The 2022 Parliament of the Republic of North Ossetia–Alania election took place on 10–11 September 2022, on common election day. All 70 seats in the Parliament were up for reelection.

==Electoral system==
Under current election laws, the Parliament is elected for a term of five years by party-list proportional representation with a 5% electoral threshold. Seats are allocated using the Imperiali quota, modified to ensure that every party list, which passes the threshold, receives at least 1 mandate ("Tyumen method"). Unlike most regional elections in Russia, party lists in North Ossetia are not divided between territorial groups.

==Candidates==
To register regional lists of candidates, parties need to collect 0.5% of signatures of all registered voters in North Ossetia.

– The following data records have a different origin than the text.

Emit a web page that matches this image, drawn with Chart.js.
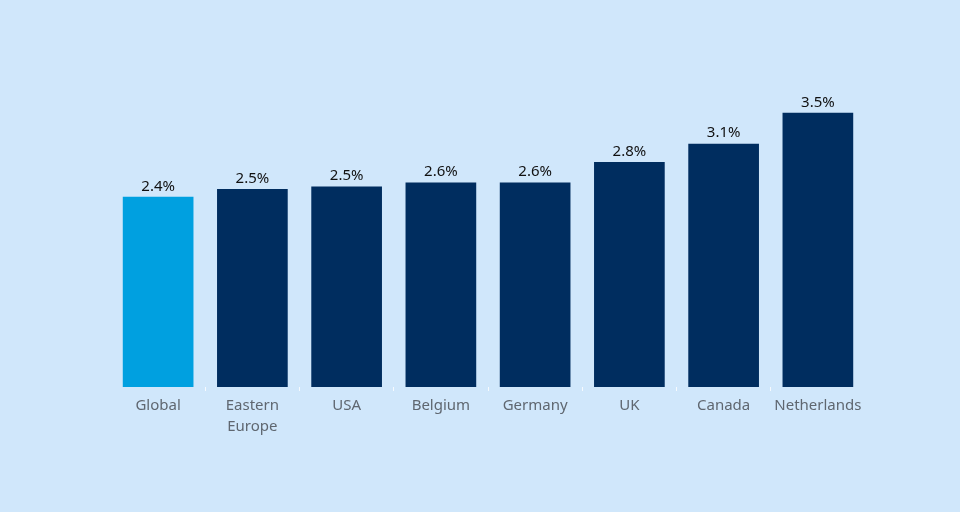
<!DOCTYPE html>
<html>
<head>
<meta charset="utf-8">
<script src="https://cdn.jsdelivr.net/npm/chart.js@4"></script>
<style>
  html, body { margin: 0; padding: 0; background: #d0e7fb; }
  #wrap { width: 960px; height: 512px; }
</style>
</head>
<body>
<div id="wrap"><canvas id="chart"></canvas></div>
<script>
const categories = ["Global", ["Eastern", "Europe"], "USA", "Belgium", "Germany", "UK", "Canada", "Netherlands"];
const growth = [2.4, 2.5, 2.53, 2.58, 2.58, 2.84, 3.07, 3.46];
const barColors = ["#00a0e0", "#002d5f", "#002d5f", "#002d5f", "#002d5f", "#002d5f", "#002d5f", "#002d5f"];

// value labels above bars
const valueLabels = {
    id: "valueLabels",
    afterDatasetsDraw(chart) {
        const ctx = chart.ctx;
        const meta = chart.getDatasetMeta(0);
        ctx.save();
        ctx.font = "15px 'Noto Sans'";
        ctx.fillStyle = "#111111";
        ctx.textAlign = "center";
        ctx.textBaseline = "bottom";
        meta.data.forEach(function (bar, i) {
            ctx.fillText(growth[i].toFixed(1) + "%", bar.x, bar.y - 3);
        });
        ctx.restore();
    }
};

const ctx = document.getElementById("chart").getContext("2d");
new Chart(ctx, {
    type: "bar",
    data: {
        labels: categories,
        datasets: [{
            data: growth,
            backgroundColor: barColors,
            barPercentage: 0.75,
            categoryPercentage: 1.0
        }]
    },
    options: {
        responsive: true,
        maintainAspectRatio: false,
        animation: false,
        layout: { padding: { left: 111, right: 95, top: 70, bottom: 55 } },
        plugins: { legend: { display: false }, tooltip: { enabled: false } },
        scales: {
            x: {
                grid: {
                    display: true,
                    drawOnChartArea: false,
                    offset: true,
                    tickLength: 4,
                    color: function (c) {
                        // no tick at the outer edges
                        if (c.index === undefined || c.index === 0) return "rgba(0,0,0,0)";
                        return "rgba(255,255,255,0.8)";
                    }
                },
                border: { display: false },
                ticks: { color: "#5f6770", font: { family: "'Noto Sans'", size: 15, lineHeight: 1.4 }, padding: 4, maxRotation: 0 },
                afterFit: function (scale) { scale.height = 70; }
            },
            y: {
                display: false,
                min: 0,
                max: 4
            }
        }
    },
    plugins: [valueLabels]
});
</script>
</body>
</html>
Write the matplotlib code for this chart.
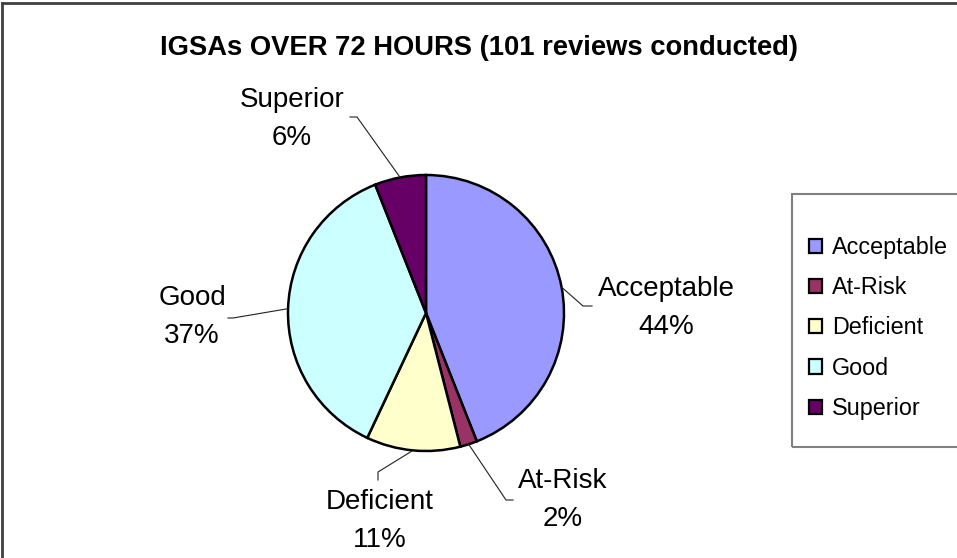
import matplotlib
matplotlib.use('Agg')
from matplotlib import pyplot as plt
from matplotlib.patches import Rectangle
from matplotlib.lines import Line2D
import numpy as np

plt.rcParams['font.family'] = ['Liberation Sans', 'DejaVu Sans']

title = 'IGSAs OVER 72 HOURS (101 reviews conducted)'
categories = ['Acceptable', 'At-Risk', 'Deficient', 'Good', 'Superior']
percents = [44, 2, 11, 37, 6]
colors = ['#9999FF', '#993366', '#FFFFCC', '#CCFFFF', '#660066']

W, H = 957, 558
fig = plt.figure(figsize=(W/100, H/100), dpi=100)

def fx(x):
    return x / W

def fy(y):
    return 1 - y / H

# outer chart frame (right/bottom edges are cropped in the original)
fig.add_artist(Line2D([fx(2), 1], [fy(3), fy(3)], color='#404040', lw=2))
fig.add_artist(Line2D([fx(2), fx(2)], [fy(3), 0], color='#404040', lw=2))

fig.text(fx(479), fy(48), title, ha='center', va='center',
         fontsize=19.7, fontweight='bold')

# pie: centre (426, 313) px, radius 138 px
cx, cy, r = 426, 313, 138
ax = fig.add_axes([fx(cx - r), fy(cy + r), 2*r/W, 2*r/H])
wedges, _ = ax.pie(percents, colors=colors, startangle=90, counterclock=False,
                   wedgeprops=dict(edgecolor='black', linewidth=1.8))
ax.set_xlim(-1, 1)
ax.set_ylim(-1, 1)
ax.axis('off')

def d(x, y):
    return ((x - cx) / r, (cy - y) / r)

# leader elbows and label centres in pixels
elbows = [[(583, 306), (592, 306)],
          [(506, 500), (513, 500)],
          [(378, 472), (378, 480)],
          [(233, 318), (228, 318)],
          [(357, 117), (350, 117)]]
centres = [(666, 308), (563, 500), (380, 521), (192, 317), (292, 119)]

for w, name, p, el, c in zip(wedges, categories, percents, elbows, centres):
    ang = np.deg2rad((w.theta1 + w.theta2) / 2)
    pts = [(np.cos(ang), np.sin(ang))] + [d(*e) for e in el]
    xs, ys = zip(*pts)
    ax.plot(xs, ys, color='#202020', lw=0.8, clip_on=False)
    tx, ty = d(*c)
    ax.text(tx, ty, f'{name}\n{p}%', ha='center', va='center', fontsize=20,
            linespacing=1.58, multialignment='center')

# legend box (extends past the cropped right edge)
fig.add_artist(Rectangle((fx(792), fy(447)), 1, (447 - 194)/H,
                         transform=fig.transFigure, fill=False,
                         edgecolor='#808080', lw=1.5))
leg = fig.legend(wedges, categories, loc='center left',
                 bbox_to_anchor=(fx(809), fy(328)), frameon=False, fontsize=16.8,
                 handlelength=0.55, handleheight=0.55, handletextpad=0.45,
                 labelspacing=0.74, borderpad=0, borderaxespad=0)
for h in leg.legend_handles:
    h.set_linewidth(1.6)

fig.savefig('out.png', dpi=100)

The following parties were relieved from the necessity to collect signatures:
- United Russia
- Communist Party of the Russian Federation
- A Just Russia — Patriots — For Truth
- Liberal Democratic Party of Russia
- New People
- Rodina
- Communists of Russia

| № | Party | Party-list leaders | Candidates | Status |
|---|---|---|---|---|
| 1 | Rodina | Taymuraz Fidarov • Khetag Gazyumov • Inna Rodina | 76 | Registered |
| 2 | Communist Party | Yelena Knyazeva • Aslanbek Gutnov • Medeya Eldzarova | 69 | Registered |
| 3 | United Russia | Sergey Menyaylo • Vladimir Guriyev • Zurab Makiev | 74 | Registered |
| 4 | Liberal Democratic Party | Soslan Bestayev • Stanislav Dzeboyev • Kazbek Badov | 80 | Registered |
| 5 | A Just Russia — For Truth | Arsen Fadzaev • Svetlana Doyeva • Soslan Didarov | 87 | Registered |
|  | Party of Business | Artur Khadzaragov • Larisa Dzakhova • Ruslan Khadartsev | 69 | Failed to qualify |
|  | New People | Khadzhimurat Gatsalov • Margarita Kulova • David Gazzati |  | Failed the certification |
|  | Communists of Russia |  |  | Failed the certification |

Several parties, who participated in the 2017 election, are absent from the ballot: Party of Growth did not file, while Patriots of Russia and Green Alliance had been dissolved prior.

==Results==

Summary of the 10–11 September 2022 Parliament of the Republic of North Ossetia — Alania election results
| Party |  | Votes | % | ±pp | Seats | +/– |
|---|---|---|---|---|---|---|
|  | United Russia | 242,091 | 67.88 | +8.69% | 51 | +5 |
|  | A Just Russia — For Truth | 50,878 | 14.27 | +4.05% | 10 | +5 |
|  | Communist Party | 44,055 | 12.35 | +5.76% | 9 | +4 |
|  | Rodina | 8,064 | 2.26 | −1.05% | 0 | Steady |
|  | Liberal Democratic Party | 5,597 | 1.57 | −0.56% | 0 | Steady |
| Invalid ballots |  | 5,953 | 1.67 | +0.16% | — | — |
| Total |  | 356,643 | 100.00 | — | 70 | Steady |
| Turnout |  | 356,643 | 68.97 | +10.00% | — | — |
| Registered voters |  | 517,087 | 100.00 | — | — | — |
| Source: |  |  |  |  |  |  |

United Russia faction head Vitaly Nazarenko was appointed to the Federation Council, replacing incumbent Arsen Fadzaev (A Just Russia).